* start Provided entries *

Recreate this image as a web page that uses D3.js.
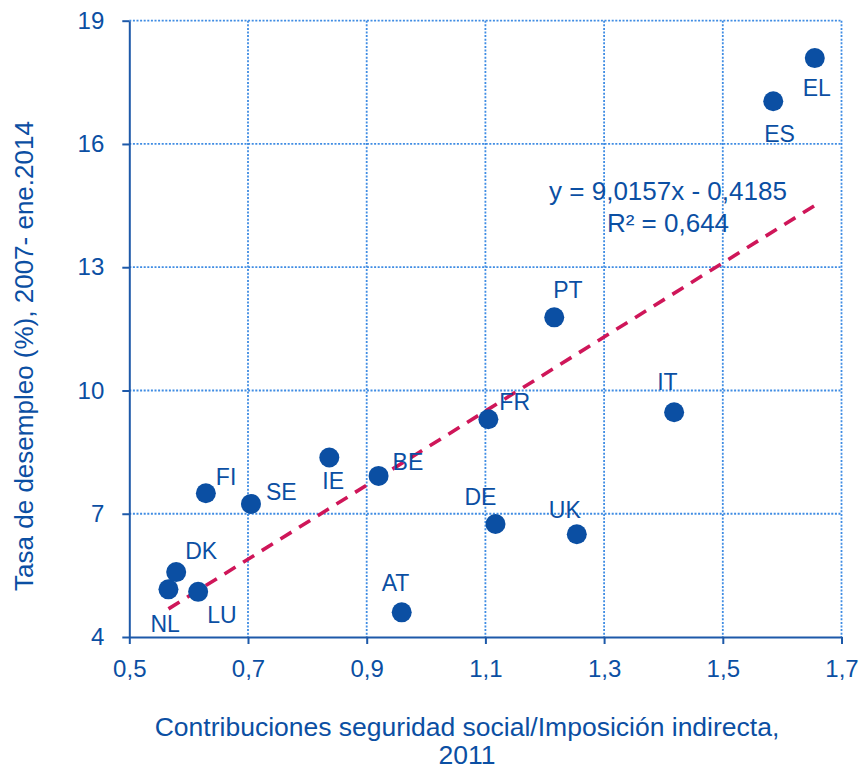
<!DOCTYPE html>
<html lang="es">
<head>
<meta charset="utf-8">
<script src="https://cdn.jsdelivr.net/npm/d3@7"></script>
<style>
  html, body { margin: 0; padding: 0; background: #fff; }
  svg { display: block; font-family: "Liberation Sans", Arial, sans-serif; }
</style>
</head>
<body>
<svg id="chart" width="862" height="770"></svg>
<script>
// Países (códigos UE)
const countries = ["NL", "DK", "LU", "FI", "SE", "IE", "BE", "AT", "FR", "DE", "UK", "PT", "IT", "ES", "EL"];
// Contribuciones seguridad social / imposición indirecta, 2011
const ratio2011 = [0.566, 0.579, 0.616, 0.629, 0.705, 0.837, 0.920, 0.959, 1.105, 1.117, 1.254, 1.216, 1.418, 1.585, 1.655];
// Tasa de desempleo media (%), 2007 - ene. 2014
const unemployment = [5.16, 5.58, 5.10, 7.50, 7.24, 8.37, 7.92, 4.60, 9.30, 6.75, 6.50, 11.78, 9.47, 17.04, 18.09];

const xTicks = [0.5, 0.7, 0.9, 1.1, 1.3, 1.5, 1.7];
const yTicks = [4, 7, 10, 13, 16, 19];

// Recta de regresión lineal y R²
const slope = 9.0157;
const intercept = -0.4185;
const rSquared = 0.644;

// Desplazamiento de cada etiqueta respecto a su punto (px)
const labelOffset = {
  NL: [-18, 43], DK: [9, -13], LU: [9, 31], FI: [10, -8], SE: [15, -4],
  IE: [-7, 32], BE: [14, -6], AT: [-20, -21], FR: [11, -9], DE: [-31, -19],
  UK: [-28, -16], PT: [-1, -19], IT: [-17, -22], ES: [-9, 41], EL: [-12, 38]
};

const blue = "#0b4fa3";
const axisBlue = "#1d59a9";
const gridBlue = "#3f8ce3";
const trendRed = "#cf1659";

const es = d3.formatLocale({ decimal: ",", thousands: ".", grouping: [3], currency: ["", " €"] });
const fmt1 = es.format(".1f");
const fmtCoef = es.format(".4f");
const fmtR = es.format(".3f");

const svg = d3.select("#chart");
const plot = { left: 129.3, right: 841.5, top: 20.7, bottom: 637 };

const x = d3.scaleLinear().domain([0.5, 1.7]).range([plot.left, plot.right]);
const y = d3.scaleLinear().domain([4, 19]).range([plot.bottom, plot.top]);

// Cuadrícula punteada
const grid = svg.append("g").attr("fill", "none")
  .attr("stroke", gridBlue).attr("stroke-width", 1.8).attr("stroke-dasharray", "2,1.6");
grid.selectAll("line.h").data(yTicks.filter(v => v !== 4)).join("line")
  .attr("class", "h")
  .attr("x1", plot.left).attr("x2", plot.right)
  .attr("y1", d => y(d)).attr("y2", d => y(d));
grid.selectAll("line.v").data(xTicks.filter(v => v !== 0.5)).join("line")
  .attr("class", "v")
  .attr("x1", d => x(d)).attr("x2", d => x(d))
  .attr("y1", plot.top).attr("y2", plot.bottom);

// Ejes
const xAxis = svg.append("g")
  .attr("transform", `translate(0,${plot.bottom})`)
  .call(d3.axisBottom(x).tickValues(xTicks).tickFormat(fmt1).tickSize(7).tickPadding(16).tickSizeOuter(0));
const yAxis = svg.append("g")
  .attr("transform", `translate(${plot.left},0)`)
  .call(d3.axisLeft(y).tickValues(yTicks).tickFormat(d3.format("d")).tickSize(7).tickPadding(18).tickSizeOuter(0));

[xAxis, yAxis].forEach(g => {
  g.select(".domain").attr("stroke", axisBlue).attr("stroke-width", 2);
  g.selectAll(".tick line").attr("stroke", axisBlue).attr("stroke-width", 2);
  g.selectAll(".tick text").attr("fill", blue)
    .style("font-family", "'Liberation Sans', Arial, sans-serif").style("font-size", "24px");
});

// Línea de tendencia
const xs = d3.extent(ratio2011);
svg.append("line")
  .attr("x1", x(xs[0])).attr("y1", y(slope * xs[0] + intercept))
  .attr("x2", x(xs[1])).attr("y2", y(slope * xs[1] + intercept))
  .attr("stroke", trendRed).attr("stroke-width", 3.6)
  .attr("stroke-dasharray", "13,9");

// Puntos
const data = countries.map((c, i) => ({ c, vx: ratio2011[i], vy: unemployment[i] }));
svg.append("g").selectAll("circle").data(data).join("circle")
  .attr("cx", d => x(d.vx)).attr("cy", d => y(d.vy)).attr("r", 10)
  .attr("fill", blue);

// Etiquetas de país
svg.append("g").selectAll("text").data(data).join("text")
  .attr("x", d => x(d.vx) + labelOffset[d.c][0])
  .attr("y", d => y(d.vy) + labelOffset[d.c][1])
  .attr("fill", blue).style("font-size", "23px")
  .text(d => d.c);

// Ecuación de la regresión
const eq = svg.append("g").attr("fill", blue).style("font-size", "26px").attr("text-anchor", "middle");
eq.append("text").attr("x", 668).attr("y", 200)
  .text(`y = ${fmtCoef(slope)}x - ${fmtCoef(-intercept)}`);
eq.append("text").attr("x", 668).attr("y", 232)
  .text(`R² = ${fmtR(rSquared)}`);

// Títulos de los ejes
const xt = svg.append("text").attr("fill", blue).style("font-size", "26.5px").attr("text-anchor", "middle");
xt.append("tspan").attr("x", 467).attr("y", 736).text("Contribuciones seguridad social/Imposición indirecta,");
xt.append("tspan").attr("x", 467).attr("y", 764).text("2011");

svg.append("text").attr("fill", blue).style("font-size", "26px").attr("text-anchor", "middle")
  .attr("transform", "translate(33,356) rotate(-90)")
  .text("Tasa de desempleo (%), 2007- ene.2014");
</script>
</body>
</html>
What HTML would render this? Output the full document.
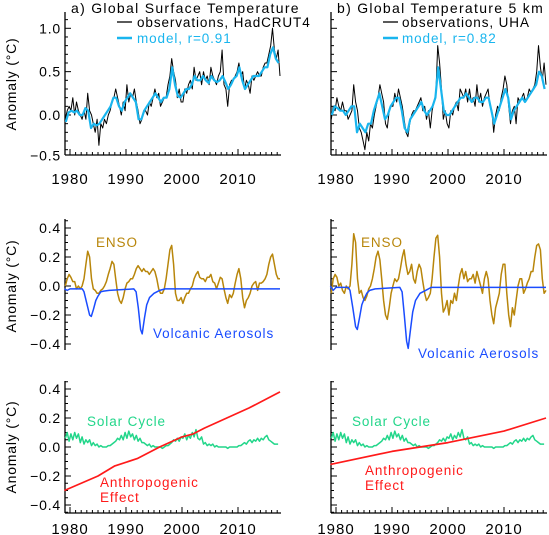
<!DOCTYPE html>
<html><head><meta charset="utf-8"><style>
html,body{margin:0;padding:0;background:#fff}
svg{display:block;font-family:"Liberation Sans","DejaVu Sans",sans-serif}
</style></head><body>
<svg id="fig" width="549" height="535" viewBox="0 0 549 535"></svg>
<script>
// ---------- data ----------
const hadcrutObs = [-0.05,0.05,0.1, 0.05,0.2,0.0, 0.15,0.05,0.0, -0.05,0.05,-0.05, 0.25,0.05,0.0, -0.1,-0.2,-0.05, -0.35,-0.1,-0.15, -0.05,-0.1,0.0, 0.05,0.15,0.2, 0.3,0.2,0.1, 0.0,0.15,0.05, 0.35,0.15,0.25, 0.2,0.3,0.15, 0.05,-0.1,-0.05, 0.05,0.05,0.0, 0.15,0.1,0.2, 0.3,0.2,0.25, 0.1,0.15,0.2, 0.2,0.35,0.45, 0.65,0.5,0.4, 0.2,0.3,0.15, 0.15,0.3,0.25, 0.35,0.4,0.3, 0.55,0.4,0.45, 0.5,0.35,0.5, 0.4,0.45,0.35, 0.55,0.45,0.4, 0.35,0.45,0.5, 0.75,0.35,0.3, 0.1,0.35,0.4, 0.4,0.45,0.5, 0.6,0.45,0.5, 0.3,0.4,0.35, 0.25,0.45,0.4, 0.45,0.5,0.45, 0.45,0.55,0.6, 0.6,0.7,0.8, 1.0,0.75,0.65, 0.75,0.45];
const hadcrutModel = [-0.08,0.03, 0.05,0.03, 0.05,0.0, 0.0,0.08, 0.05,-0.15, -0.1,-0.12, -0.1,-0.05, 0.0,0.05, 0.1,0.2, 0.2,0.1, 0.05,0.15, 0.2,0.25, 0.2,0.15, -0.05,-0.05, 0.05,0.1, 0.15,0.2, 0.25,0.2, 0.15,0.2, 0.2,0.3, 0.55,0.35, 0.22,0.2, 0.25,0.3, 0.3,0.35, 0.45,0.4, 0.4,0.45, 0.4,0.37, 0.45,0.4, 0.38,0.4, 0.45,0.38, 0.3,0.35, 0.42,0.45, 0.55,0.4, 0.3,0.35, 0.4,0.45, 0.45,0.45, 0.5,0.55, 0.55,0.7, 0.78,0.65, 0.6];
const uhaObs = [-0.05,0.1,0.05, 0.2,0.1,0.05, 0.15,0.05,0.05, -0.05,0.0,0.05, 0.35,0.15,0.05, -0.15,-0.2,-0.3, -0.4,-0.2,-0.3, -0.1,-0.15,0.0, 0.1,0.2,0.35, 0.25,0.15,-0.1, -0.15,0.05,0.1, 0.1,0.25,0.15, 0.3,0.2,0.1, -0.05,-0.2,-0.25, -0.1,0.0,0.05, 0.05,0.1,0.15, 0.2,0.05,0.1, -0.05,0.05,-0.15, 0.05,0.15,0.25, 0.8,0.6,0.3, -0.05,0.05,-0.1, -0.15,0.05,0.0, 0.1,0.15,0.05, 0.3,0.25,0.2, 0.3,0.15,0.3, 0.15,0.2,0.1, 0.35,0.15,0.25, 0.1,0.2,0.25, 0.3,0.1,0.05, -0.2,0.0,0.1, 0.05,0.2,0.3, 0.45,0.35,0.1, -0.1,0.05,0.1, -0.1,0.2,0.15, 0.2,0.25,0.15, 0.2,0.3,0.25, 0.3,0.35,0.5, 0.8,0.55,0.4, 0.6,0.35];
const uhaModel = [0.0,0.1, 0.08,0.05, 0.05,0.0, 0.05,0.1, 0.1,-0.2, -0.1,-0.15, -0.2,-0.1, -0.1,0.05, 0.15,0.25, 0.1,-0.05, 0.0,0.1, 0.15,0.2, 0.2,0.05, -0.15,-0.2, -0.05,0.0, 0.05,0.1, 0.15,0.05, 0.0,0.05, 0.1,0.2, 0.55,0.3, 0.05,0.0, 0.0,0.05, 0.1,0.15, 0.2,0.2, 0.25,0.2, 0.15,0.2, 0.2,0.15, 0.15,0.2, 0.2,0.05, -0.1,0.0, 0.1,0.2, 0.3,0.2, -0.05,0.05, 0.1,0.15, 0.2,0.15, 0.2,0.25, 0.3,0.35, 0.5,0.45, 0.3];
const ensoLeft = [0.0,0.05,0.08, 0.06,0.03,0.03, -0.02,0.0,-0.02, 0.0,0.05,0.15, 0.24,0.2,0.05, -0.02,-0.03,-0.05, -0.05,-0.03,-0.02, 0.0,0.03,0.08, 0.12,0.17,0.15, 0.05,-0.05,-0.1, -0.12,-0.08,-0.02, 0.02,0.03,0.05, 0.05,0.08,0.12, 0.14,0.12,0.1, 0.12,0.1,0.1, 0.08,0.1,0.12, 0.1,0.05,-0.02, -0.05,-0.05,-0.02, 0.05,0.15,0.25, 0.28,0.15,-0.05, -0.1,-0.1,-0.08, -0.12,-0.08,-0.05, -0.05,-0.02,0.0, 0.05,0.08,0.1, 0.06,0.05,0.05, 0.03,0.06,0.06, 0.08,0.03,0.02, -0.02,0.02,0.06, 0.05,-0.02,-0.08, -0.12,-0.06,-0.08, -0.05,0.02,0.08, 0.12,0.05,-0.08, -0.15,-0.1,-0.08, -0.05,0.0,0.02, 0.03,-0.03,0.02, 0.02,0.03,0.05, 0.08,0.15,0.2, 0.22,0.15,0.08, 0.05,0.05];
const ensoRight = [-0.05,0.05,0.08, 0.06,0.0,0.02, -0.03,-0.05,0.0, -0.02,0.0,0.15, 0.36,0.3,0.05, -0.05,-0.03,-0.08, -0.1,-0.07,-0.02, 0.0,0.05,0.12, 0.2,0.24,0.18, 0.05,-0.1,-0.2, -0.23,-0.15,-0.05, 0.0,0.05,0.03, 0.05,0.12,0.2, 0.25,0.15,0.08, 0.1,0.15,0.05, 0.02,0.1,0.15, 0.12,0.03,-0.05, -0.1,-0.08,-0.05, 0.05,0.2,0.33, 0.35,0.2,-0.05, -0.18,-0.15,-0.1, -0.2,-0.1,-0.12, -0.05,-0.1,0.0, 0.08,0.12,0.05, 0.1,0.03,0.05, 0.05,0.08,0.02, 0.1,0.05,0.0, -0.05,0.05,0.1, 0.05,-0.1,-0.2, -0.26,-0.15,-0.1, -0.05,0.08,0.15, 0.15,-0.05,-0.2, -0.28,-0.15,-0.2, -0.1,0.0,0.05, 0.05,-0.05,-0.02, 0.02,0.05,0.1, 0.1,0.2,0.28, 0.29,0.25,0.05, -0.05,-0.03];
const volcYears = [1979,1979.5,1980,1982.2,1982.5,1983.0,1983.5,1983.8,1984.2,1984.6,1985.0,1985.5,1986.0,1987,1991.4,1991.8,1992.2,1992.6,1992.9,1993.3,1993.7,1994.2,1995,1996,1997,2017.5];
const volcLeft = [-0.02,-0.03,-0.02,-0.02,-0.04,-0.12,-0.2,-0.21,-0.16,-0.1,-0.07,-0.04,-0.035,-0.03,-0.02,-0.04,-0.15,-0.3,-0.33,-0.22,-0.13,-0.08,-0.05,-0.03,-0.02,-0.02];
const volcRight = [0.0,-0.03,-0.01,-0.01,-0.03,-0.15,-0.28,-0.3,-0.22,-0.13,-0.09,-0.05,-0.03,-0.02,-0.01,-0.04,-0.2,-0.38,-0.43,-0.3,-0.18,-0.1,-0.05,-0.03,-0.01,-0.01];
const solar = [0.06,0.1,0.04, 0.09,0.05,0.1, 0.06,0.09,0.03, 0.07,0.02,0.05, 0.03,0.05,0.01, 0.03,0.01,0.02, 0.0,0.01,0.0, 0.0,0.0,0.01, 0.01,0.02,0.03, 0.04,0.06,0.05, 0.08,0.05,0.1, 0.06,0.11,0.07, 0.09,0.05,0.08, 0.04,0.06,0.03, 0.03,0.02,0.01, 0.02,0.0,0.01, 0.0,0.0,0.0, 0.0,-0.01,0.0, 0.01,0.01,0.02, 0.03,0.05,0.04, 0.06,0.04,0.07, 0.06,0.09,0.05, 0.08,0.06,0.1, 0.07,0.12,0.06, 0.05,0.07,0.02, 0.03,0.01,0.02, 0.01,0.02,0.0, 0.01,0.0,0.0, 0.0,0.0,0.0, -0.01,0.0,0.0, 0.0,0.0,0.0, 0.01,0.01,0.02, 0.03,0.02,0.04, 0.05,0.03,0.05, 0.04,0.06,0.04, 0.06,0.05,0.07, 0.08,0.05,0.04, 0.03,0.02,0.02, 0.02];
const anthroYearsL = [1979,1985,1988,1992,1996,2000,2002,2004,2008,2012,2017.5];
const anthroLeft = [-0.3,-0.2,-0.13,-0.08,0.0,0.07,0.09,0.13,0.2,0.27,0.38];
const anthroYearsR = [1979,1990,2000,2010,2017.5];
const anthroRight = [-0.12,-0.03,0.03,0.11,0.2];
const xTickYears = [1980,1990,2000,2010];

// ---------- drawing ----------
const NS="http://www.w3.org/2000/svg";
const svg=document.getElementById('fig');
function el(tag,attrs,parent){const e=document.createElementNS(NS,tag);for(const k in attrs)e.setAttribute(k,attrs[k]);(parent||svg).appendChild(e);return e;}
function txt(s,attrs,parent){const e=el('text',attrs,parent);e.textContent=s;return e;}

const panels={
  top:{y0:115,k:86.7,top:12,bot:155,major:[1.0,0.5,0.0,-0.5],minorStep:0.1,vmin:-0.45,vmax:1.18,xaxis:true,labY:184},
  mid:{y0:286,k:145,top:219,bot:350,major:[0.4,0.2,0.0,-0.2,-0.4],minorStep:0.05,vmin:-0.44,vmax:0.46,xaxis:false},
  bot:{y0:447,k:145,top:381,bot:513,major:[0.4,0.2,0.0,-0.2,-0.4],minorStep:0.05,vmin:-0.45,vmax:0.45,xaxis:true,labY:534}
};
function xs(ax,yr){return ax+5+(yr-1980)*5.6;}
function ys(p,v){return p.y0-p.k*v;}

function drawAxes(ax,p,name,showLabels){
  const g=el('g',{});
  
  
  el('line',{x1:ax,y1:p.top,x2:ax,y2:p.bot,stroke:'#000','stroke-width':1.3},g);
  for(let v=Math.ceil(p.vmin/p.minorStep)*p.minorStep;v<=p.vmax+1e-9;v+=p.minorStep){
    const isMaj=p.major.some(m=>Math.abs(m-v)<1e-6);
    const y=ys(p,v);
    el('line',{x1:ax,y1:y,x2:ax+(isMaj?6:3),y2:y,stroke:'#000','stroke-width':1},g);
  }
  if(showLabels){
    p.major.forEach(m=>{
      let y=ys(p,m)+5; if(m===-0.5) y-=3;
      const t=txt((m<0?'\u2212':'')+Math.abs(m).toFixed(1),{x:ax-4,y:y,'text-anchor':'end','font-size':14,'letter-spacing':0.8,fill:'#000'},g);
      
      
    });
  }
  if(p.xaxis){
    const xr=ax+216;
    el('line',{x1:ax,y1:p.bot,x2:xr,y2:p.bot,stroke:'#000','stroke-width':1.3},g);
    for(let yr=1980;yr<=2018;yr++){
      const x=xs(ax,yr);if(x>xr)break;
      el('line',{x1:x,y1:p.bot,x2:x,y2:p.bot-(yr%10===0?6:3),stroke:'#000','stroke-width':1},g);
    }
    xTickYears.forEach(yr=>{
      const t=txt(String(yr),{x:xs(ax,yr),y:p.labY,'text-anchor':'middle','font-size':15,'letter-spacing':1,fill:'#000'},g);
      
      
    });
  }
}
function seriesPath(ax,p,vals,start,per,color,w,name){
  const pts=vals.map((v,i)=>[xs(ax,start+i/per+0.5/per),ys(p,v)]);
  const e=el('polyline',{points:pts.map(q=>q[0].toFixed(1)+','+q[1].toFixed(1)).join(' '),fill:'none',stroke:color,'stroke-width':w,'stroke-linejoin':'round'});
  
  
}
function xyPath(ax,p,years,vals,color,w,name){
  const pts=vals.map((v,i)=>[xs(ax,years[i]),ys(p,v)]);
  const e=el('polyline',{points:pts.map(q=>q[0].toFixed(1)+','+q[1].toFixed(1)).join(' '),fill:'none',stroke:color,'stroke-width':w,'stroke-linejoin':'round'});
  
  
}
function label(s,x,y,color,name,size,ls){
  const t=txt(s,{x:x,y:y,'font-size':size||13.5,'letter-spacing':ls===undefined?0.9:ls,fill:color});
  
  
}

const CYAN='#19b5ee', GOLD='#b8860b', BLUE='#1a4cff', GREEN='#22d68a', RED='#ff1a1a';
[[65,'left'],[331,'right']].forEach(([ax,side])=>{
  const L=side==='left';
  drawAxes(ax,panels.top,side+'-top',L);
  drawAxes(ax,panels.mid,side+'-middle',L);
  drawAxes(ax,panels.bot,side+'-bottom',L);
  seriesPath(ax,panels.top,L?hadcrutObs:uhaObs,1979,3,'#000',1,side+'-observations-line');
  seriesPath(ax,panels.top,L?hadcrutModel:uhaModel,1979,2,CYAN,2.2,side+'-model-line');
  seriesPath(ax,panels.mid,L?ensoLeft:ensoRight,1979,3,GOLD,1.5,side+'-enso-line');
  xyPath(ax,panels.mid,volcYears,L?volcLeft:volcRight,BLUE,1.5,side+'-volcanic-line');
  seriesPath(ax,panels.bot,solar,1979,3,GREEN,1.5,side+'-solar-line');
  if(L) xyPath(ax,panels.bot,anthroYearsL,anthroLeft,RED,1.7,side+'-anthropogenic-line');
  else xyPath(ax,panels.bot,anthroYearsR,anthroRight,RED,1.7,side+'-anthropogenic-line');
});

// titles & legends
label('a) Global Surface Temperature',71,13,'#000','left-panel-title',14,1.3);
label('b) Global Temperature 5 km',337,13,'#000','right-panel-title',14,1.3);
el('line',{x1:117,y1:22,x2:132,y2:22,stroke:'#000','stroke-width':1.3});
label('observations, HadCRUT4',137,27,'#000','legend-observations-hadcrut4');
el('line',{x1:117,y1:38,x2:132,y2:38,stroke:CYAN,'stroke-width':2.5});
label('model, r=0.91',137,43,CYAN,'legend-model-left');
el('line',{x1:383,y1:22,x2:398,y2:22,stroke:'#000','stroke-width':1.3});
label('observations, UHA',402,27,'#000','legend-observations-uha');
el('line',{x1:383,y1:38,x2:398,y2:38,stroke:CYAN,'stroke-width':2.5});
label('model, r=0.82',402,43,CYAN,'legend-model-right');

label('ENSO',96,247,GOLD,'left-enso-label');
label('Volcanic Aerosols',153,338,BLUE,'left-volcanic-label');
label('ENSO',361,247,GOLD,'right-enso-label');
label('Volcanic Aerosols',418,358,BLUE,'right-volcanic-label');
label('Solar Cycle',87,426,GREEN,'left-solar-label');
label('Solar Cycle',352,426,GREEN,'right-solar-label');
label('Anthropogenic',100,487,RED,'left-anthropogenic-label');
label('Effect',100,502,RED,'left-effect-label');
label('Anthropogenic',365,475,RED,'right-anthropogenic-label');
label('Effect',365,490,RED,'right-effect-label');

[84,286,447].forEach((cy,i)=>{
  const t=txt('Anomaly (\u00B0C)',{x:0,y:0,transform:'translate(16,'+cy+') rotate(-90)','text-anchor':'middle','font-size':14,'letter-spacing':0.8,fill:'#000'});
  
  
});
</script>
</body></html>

* end Provided entries *

Requirements. Locate all lines that include the word "document" and copy them out.

Exercise answer.
What HTML would render this? Output the full document.
const svg=document.getElementById('fig');
function el(tag,attrs,parent){const e=document.createElementNS(NS,tag);for(const k in attrs)e.setAttribute(k,attrs[k]);(parent||svg).appendChild(e);return e;}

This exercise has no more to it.